Reducing God and the gospels to aphorisms,  racial bigotry, contempt for learning, for science and for an inquiring mind that promotes healthy research, along with the worship of money, buildings, and all things liturgical (linens, chalices, pattens, organs, altars) is nothing short of an imprisonment of the very God and scripture they proudly promote in their evangelical, recruiting campaign.

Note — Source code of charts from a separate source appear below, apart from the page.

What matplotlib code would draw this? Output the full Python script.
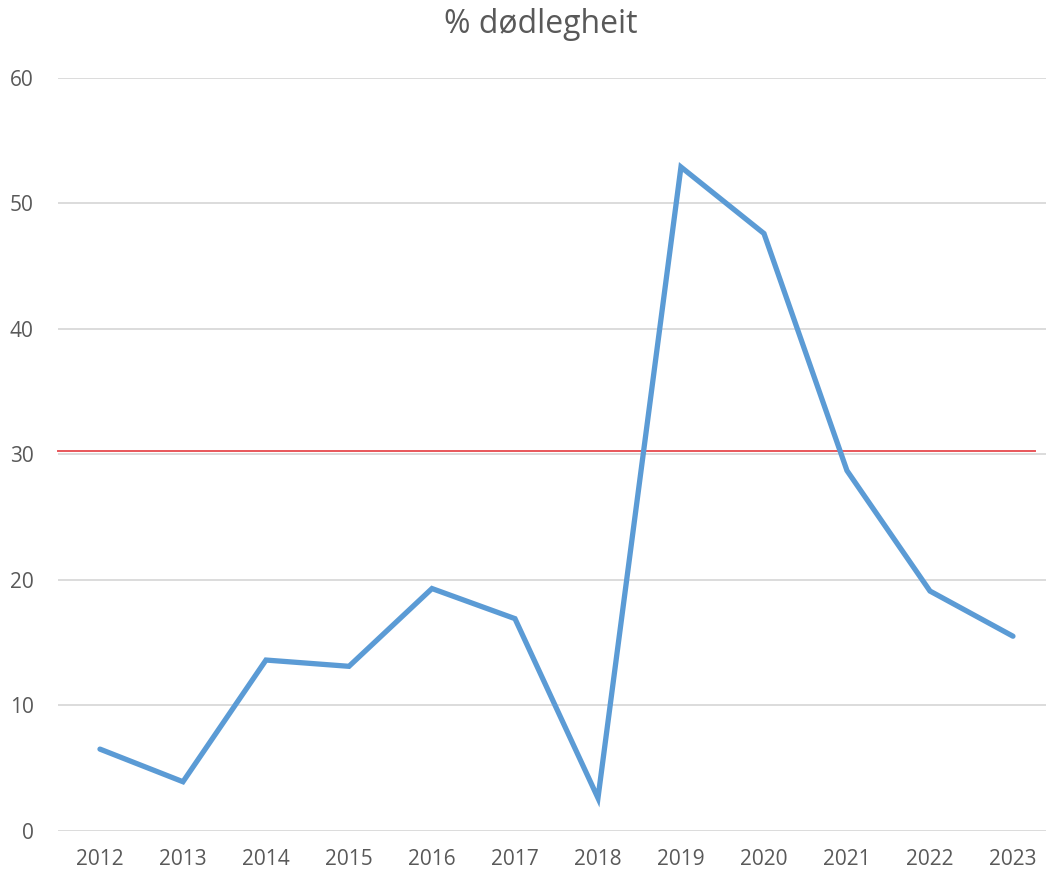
import matplotlib.pyplot as plt

years = ['2012', '2013', '2014', '2015', '2016', '2017',
         '2018', '2019', '2020', '2021', '2022', '2023']
mortality = [6.5, 3.9, 13.6, 13.1, 19.3, 16.9, 2.6, 52.9, 47.6, 28.7, 19.1, 15.5]
threshold = 30.3

plt.rcParams['font.family'] = ['Open Sans', 'DejaVu Sans']

fig = plt.figure(figsize=(10.46, 8.73), dpi=100)
# plot area runs a little past the right edge, as in the original
ax = fig.add_axes([0.0559, 0.0485, 0.9522, 0.8622])

x = list(range(len(years)))
ax.plot(x, mortality, color='#5B9BD5', linewidth=3.8, solid_joinstyle='miter',
        solid_capstyle='round', zorder=3)
ax.plot([-0.51, 11.27], [threshold, threshold], color='#E8565A',
        linewidth=1.4, clip_on=False, zorder=2)

ax.set_xlim(-0.5, len(years) - 0.5)
ax.set_ylim(0, 60)
ax.set_yticks(range(0, 61, 10))
ax.set_xticks(x)
ax.set_xticklabels(years)
ax.grid(axis='y', color='#D9D9D9', linewidth=1.3)
ax.set_axisbelow(True)
for s in ax.spines.values():
    s.set_visible(False)
ax.tick_params(length=0, labelsize=15, colors='#595959')
ax.tick_params(axis='y', pad=18)
ax.tick_params(axis='x', pad=13)

fig.text(0.517, 0.972, '% dødlegheit', ha='center', va='center',
         fontsize=23, color='#595959')

fig.savefig('out.png', dpi=100)
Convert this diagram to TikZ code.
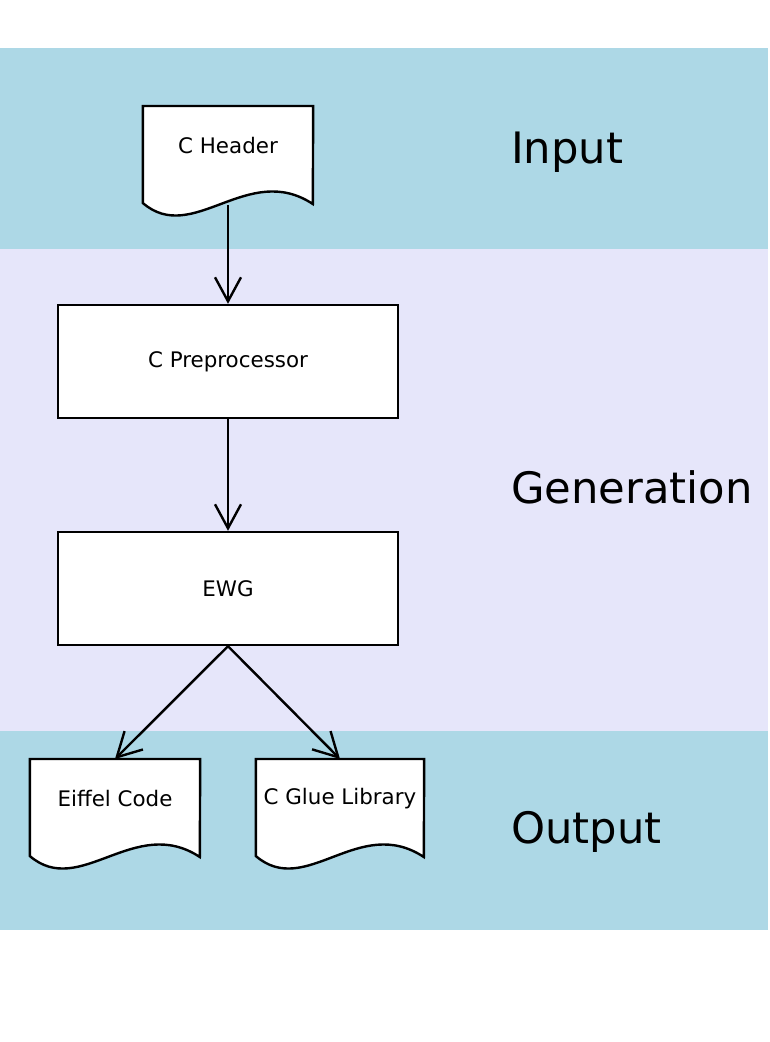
\documentclass[tikz,border=0pt]{standalone}
\usepackage{fontspec}
\setmainfont{DejaVu Sans}
\usetikzlibrary{arrows.meta}
\definecolor{bandblue}{RGB}{173,216,230}
\definecolor{bandlav}{RGB}{230,230,250}
\tikzset{
  flow/.style={line width=2.4pt, -{Straight Barb[length=24pt,width=26pt,line width=2.4pt]}},
  box/.style={draw, fill=white, line width=2.4pt, minimum width=340pt, minimum height=113pt,
    font=\fontsize{21.4}{25}\selectfont},
  docu/.style={anchor=north, inner sep=0pt, minimum width=170pt, minimum height=78pt},
  doctext/.style={inner sep=0pt, font=\fontsize{21.4}{25}\selectfont},
  docline/.style={draw, fill=white, line width=2.4pt, line join=miter},
  band/.style={anchor=base west, inner sep=0pt, font=\fontsize{43.3}{50}\selectfont}
}
\newcommand{\docoutline}[2]{% node, width
  \draw[docline] (#1.north west) -- ++(0,97)
    .. controls +(50,43) and +(-65,-43) .. ++(#2,1) -- (#1.north east) -- cycle;}
\begin{document}
\begin{tikzpicture}[x=1pt,y=-1pt]
\useasboundingbox (0,0) rectangle (769,1042);
% bands
\fill[bandblue] (0,48) rectangle (768,249);
\fill[bandlav] (0,249) rectangle (768,731);
\fill[bandblue] (0,731) rectangle (768,930);
\node[band] (input) at (511,163) {Input};
\node[band] (gen) at (511,503) {Generation};
\node[band] (output) at (511,843) {Output};
% documents and steps
\node[docu] (hdr) at (228,106) {};
\docoutline{hdr}{170}
\node[doctext] at (hdr.center) (hdrtext) {C Header};
\node[box] (prep) at (228,361.5) {C Preprocessor};
\node[box] (ewg) at (228,588.5) {EWG};
\node[docu] (eif) at (115,759) {};
\docoutline{eif}{170}
\node[doctext] at (eif.center) (eiftext) {Eiffel Code};
\node[docu, minimum width=168pt] (glue) at (340,759) {};
\docoutline{glue}{168}
\node[doctext] at (glue.center) (gluetext) {C Glue Library};
% connectors
\draw[flow] ([yshift=-21pt]hdr.south) -- (prep.north);
\draw[flow] (prep.south) -- (ewg.north);
\draw[flow] (ewg.south) -- (eif.north);
\draw[flow] (ewg.south) -- (glue.north);
\end{tikzpicture}
\end{document}
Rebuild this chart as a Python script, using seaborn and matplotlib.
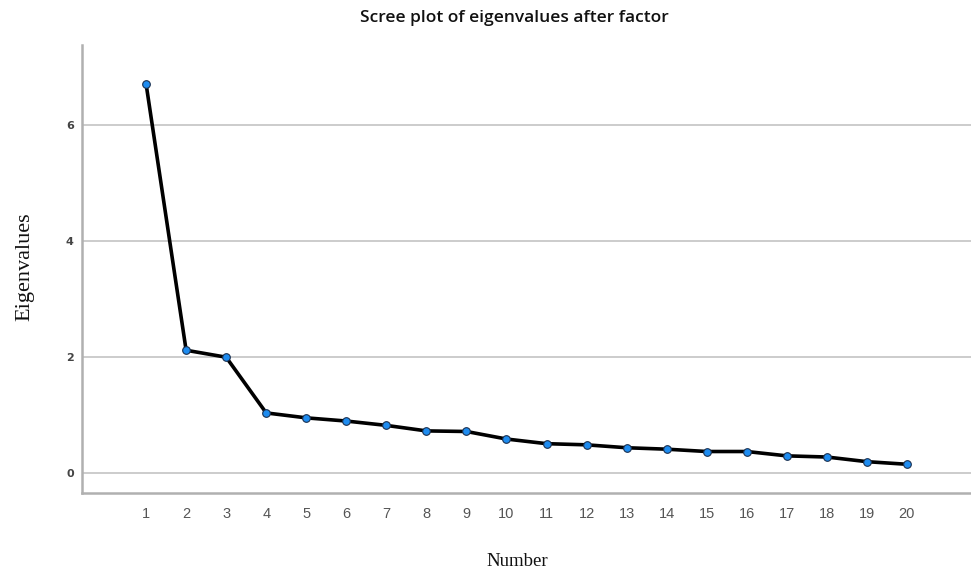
import matplotlib
matplotlib.use("Agg")
import matplotlib.pyplot as plt
import seaborn as sns
import pandas as pd

numbers = list(range(1, 21))
eigenvalues = [6.70, 2.11, 1.99, 1.03, 0.945, 0.89, 0.815, 0.72, 0.71, 0.58,
               0.50, 0.48, 0.43, 0.405, 0.365, 0.365, 0.29, 0.27, 0.19, 0.145]
y_ticks = [0, 2, 4, 6]

df = pd.DataFrame({"Number": numbers, "Eigenvalues": eigenvalues})

sns.set_theme(style="white")
fig = plt.figure(figsize=(9.71, 5.75), dpi=100)
ax = fig.add_axes([82/971, 1-493/575, 1-82/971, (493-45)/575])

ax.yaxis.grid(True, color="#c8c8c8", linewidth=1.3)
ax.set_axisbelow(True)

sns.lineplot(data=df, x="Number", y="Eigenvalues", ax=ax, color="black",
             linewidth=2.6, marker="o", markersize=5.5,
             markerfacecolor="#1e8cf0", markeredgecolor="#1a3050",
             markeredgewidth=0.8)

ax.set_xlim(-0.6, 21.6)
ax.set_ylim(-0.35, 7.37)
ax.set_xticks(numbers)
ax.set_xticklabels([str(n) for n in numbers], fontsize=10.5, color="#555555",
                   family="Liberation Sans")
ax.set_yticks(y_ticks)
ax.set_yticklabels([str(t) for t in y_ticks], fontsize=8, color="#444444",
                   fontweight="bold", family="DejaVu Sans")
ax.tick_params(axis="x", length=0, pad=10)
ax.tick_params(axis="y", length=0, pad=6)

for s in ["top", "right"]:
    ax.spines[s].set_visible(False)
for s in ["left", "bottom"]:
    ax.spines[s].set_color("#b0b0b0")
    ax.spines[s].set_linewidth(1.8)

ax.set_xlabel("")
ax.set_ylabel("")

fig.text(514/971, 1-18/575, "Scree plot of eigenvalues after factor",
         ha="center", va="center", fontsize=12.5, fontweight="semibold",
         family="Open Sans", color="#111111")
fig.text(25/971, 1-267/575, "Eigenvalues", rotation=90, ha="center",
         va="center", fontsize=16, family="Liberation Serif", color="#111111")
fig.text(517/971, 1-562/575, "Number", ha="center", va="center",
         fontsize=13.5, family="Liberation Serif", color="#111111")

fig.savefig("out.png", dpi=100)
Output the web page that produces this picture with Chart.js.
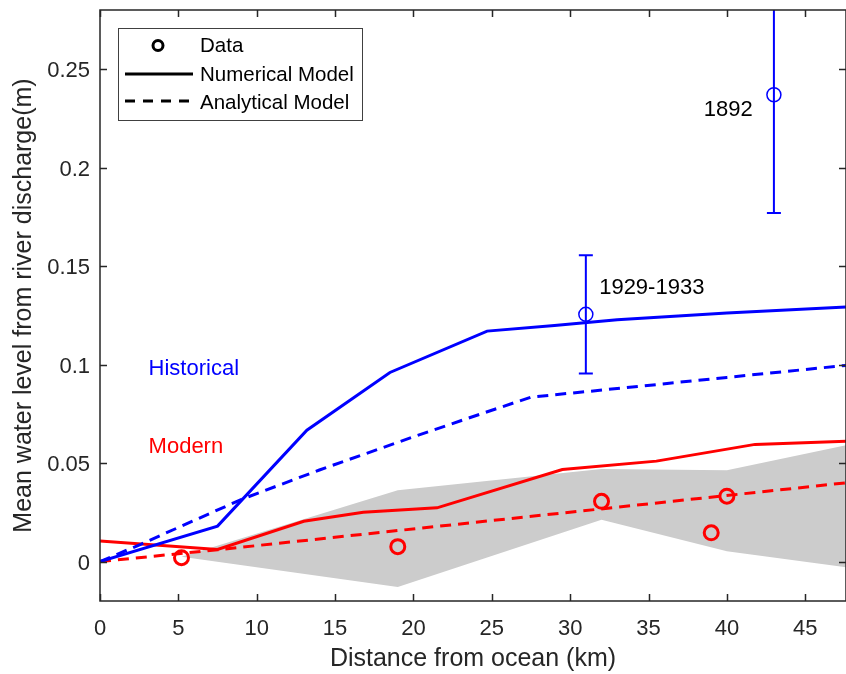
<!DOCTYPE html>
<html>
<head>
<meta charset="utf-8">
<script src="https://cdn.jsdelivr.net/npm/chart.js@4.4.0/dist/chart.umd.min.js"></script>
<style>
  html, body { margin: 0; padding: 0; background: #fff; }
  #wrap { width: 846px; height: 674px; }
</style>
</head>
<body>
<div id="wrap"><canvas id="chart" width="846" height="674"></canvas></div>
<script>
// distance from ocean (km) vs mean water level (m)
const histNumX = [0, 7.5, 13.2, 18.5, 24.7, 29, 33, 40, 47.6];
const histNumY = [0, 0.018, 0.0667, 0.096, 0.117, 0.1198, 0.1228, 0.1262, 0.1292];
const histAnaX = [0, 2.6, 5.9, 9, 14, 19.8, 23.2, 27.5, 33.2, 40, 47.6];
const histAnaY = [0, 0.0088, 0.0205, 0.0315, 0.0465, 0.0628, 0.072, 0.0835, 0.088, 0.0935, 0.0996];
const modNumX = [0, 7.5, 13, 16.8, 21.5, 29.5, 35.5, 41.8, 47.6];
const modNumY = [0.0105, 0.0062, 0.0205, 0.025, 0.0273, 0.0467, 0.051, 0.0595, 0.0611];
const modAnaX = [0, 7.5, 47.6];
const modAnaY = [0, 0.006, 0.040];
const modDataX = [5.2, 19, 32, 39, 40];
const modDataY = [0.002, 0.0076, 0.0306, 0.0146, 0.0332];
const bandX = [5.2, 19, 32, 40, 47.6];
const bandHigh = [0.0025, 0.0362, 0.047, 0.0464, 0.059];
const bandLow = [0.0025, -0.0129, 0.0213, 0.0052, -0.0029];
const histDataX = [31, 43];
const histDataY = [0.1255, 0.237];
const histDataErr = [0.030, 0.060];

const xTicks = [0, 5, 10, 15, 20, 25, 30, 35, 40, 45];
const yTicks = [0, 0.05, 0.1, 0.15, 0.2, 0.25];
const yTickLabels = ['0', '0.05', '0.1', '0.15', '0.2', '0.25'];

const notes = [
  { text: 'Historical', x: 3.1, y: 0.0978, color: '#0000ff', align: 'left' },
  { text: 'Modern', x: 3.1, y: 0.0581, color: '#ff0000', align: 'left' },
  { text: '1929-1933', x: 31.85, y: 0.1389, color: '#000000', align: 'left' },
  { text: '1892', x: 41.65, y: 0.2292, color: '#000000', align: 'right' }
];

const FONT = '"Liberation Sans", Arial, Helvetica, sans-serif';
const AXIS = '#262626';

const pts = (xs, ys) => xs.map((x, i) => ({ x: x, y: ys[i] }));

const lineDs = (xs, ys, color, dashed) => ({
  data: pts(xs, ys),
  borderColor: color,
  borderWidth: 3,
  borderDash: dashed ? [11, 7] : [],
  pointRadius: 0,
  fill: false,
  tension: 0,
  order: 2
});

// frame, inward ticks, error bars, notes and legend
const extras = {
  id: 'extras',
  afterDatasetsDraw(chart) {
    const { ctx, chartArea: a, scales: { x, y } } = chart;
    ctx.save();
    ctx.beginPath();
    ctx.rect(a.left, a.top, a.right - a.left, a.bottom - a.top);
    ctx.clip();
    ctx.strokeStyle = '#0000ff';
    ctx.lineWidth = 2;
    histDataX.forEach((v, i) => {
      const px = x.getPixelForValue(v);
      const lo = y.getPixelForValue(histDataY[i] - histDataErr[i]);
      const hi = y.getPixelForValue(histDataY[i] + histDataErr[i]);
      ctx.beginPath();
      ctx.moveTo(px, lo); ctx.lineTo(px, hi);
      ctx.moveTo(px - 7, lo); ctx.lineTo(px + 7, lo);
      ctx.moveTo(px - 7, hi); ctx.lineTo(px + 7, hi);
      ctx.stroke();
    });
    ctx.restore();
  },
  afterDraw(chart) {
    const { ctx, chartArea: a, scales: { x, y } } = chart;
    ctx.save();
    // box
    ctx.strokeStyle = AXIS;
    ctx.lineWidth = 1.5;
    ctx.strokeRect(a.left, a.top, a.right - a.left, a.bottom - a.top);
    ctx.beginPath();
    xTicks.forEach(v => {
      const px = Math.round(x.getPixelForValue(v)) + 0.5;
      ctx.moveTo(px, a.bottom); ctx.lineTo(px, a.bottom - 7);
      ctx.moveTo(px, a.top); ctx.lineTo(px, a.top + 7);
    });
    yTicks.forEach(v => {
      const py = Math.round(y.getPixelForValue(v)) + 0.5;
      ctx.moveTo(a.left, py); ctx.lineTo(a.left + 7, py);
      ctx.moveTo(a.right, py); ctx.lineTo(a.right - 7, py);
    });
    ctx.stroke();

    // text notes
    ctx.font = '22px ' + FONT;
    ctx.textBaseline = 'middle';
    notes.forEach(n => {
      ctx.fillStyle = n.color;
      ctx.textAlign = n.align;
      ctx.fillText(n.text, x.getPixelForValue(n.x), y.getPixelForValue(n.y));
    });

    // legend
    const L = 118.5, T = 28.5, W = 244, H = 92;
    ctx.fillStyle = '#ffffff';
    ctx.fillRect(L, T, W, H);
    ctx.strokeStyle = '#404040';
    ctx.lineWidth = 1;
    ctx.strokeRect(L, T, W, H);
    ctx.strokeStyle = '#000000';
    ctx.lineWidth = 3;
    ctx.beginPath();
    ctx.arc(158, 45.5, 5, 0, Math.PI * 2);
    ctx.stroke();
    ctx.beginPath();
    ctx.moveTo(125, 74); ctx.lineTo(193, 74);
    ctx.stroke();
    ctx.setLineDash([10, 8]);
    ctx.beginPath();
    ctx.moveTo(125, 101); ctx.lineTo(193, 101);
    ctx.stroke();
    ctx.setLineDash([]);
    ctx.fillStyle = '#000000';
    ctx.font = '20.5px ' + FONT;
    ctx.textAlign = 'left';
    ctx.textBaseline = 'middle';
    ctx.fillText('Data', 200, 46);
    ctx.fillText('Numerical Model', 200, 75);
    ctx.fillText('Analytical Model', 200, 103);
    ctx.restore();
  }
};

new Chart(document.getElementById('chart'), {
  type: 'line',
  data: {
    datasets: [
      // gray spread of the modern observations
      { data: pts(bandX, bandHigh), borderWidth: 0, pointRadius: 0, backgroundColor: '#cccccc', fill: '+1', order: 10 },
      { data: pts(bandX, bandLow), borderWidth: 0, pointRadius: 0, fill: false, order: 11 },
      lineDs(histNumX, histNumY, '#0000ff', false),
      lineDs(histAnaX, histAnaY, '#0000ff', true),
      lineDs(modNumX, modNumY, '#ff0000', false),
      lineDs(modAnaX, modAnaY, '#ff0000', true),
      {
        data: pts(modDataX, modDataY), showLine: false, pointRadius: 7, pointBorderWidth: 3,
        pointBorderColor: '#ff0000', pointBackgroundColor: 'rgba(0,0,0,0)', borderColor: '#ff0000', order: 1
      },
      {
        data: pts(histDataX, histDataY), showLine: false, pointRadius: 7, pointBorderWidth: 1.5,
        pointBorderColor: '#0000ff', pointBackgroundColor: 'rgba(0,0,0,0)', borderColor: '#0000ff', order: 1
      }
    ]
  },
  options: {
    responsive: false,
    animation: false,
    devicePixelRatio: 1,
    layout: { autoPadding: false, padding: { top: 10, right: 0, left: 0, bottom: 0 } },
    plugins: { legend: { display: false }, tooltip: { enabled: false } },
    scales: {
      x: {
        type: 'linear', min: 0, max: 47.6,
        grid: { display: false, drawTicks: false },
        border: { display: false },
        afterBuildTicks: s => { s.ticks = xTicks.map(v => ({ value: v })); },
        afterFit: s => { s.height = 73; s.paddingLeft = 0; s.paddingRight = 0; },
        ticks: { color: AXIS, font: { size: 22, family: FONT }, padding: 15, maxRotation: 0 },
        title: { display: true, text: 'Distance from ocean (km)', color: AXIS, font: { size: 25, family: FONT }, padding: { top: 0, bottom: 0 } }
      },
      y: {
        type: 'linear', min: -0.02, max: 0.28,
        grid: { display: false, drawTicks: false },
        border: { display: false },
        afterBuildTicks: s => { s.ticks = yTicks.map(v => ({ value: v })); },
        afterFit: s => { s.width = 100; s.paddingTop = 0; s.paddingBottom = 0; },
        ticks: {
          color: AXIS, font: { size: 22, family: FONT }, padding: 10, labelOffset: 2,
          callback: (v, i) => yTickLabels[i]
        },
        title: { display: true, text: 'Mean water level from river discharge(m)', color: AXIS, font: { size: 25, family: FONT }, padding: { top: 9, bottom: 0 } }
      }
    }
  },
  plugins: [extras]
});
</script>
</body>
</html>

And their campaign, built on a cornerstone of "we are right because the Bible says so" reminds me of the outburst I heard in my first year class in seminary when one of their ilk announced to the class, "Hitler did not go to heaven and I know because the Bible says so!" when another class member put that proposition on the table.
Fortunately, the Tea Party support is declining; however, the damage it has already done to the American political system, and hopefully to the Republican party cannot be undone for another two decades at least.
Hijacking government in the name of a narrow, bigoted, frightened and self-righteous form of any faith, but especially the Christian faith, is a public disgrace; and letting the movement hijack so many electoral races as it did in the last federal elections in the U.S. demonstrates the near sanctity of the "freedom of speech, freedom to carry arms, contempt for all things government" theme in the American political culture.
Couple these mindless, child-like musings with billions of dollars from deep-pocketed donors, and one can easily see the danger implicit in the movement.
People will do some very strange things to attempt to pave their way into an afterlife where the streets are "paved with gold" and just like the jihadists of Islam, they will also recruit on false promises of the nature of the afterlife. It is a marketing strategy substituted for a faith that deserves the trashing these authors are giving it.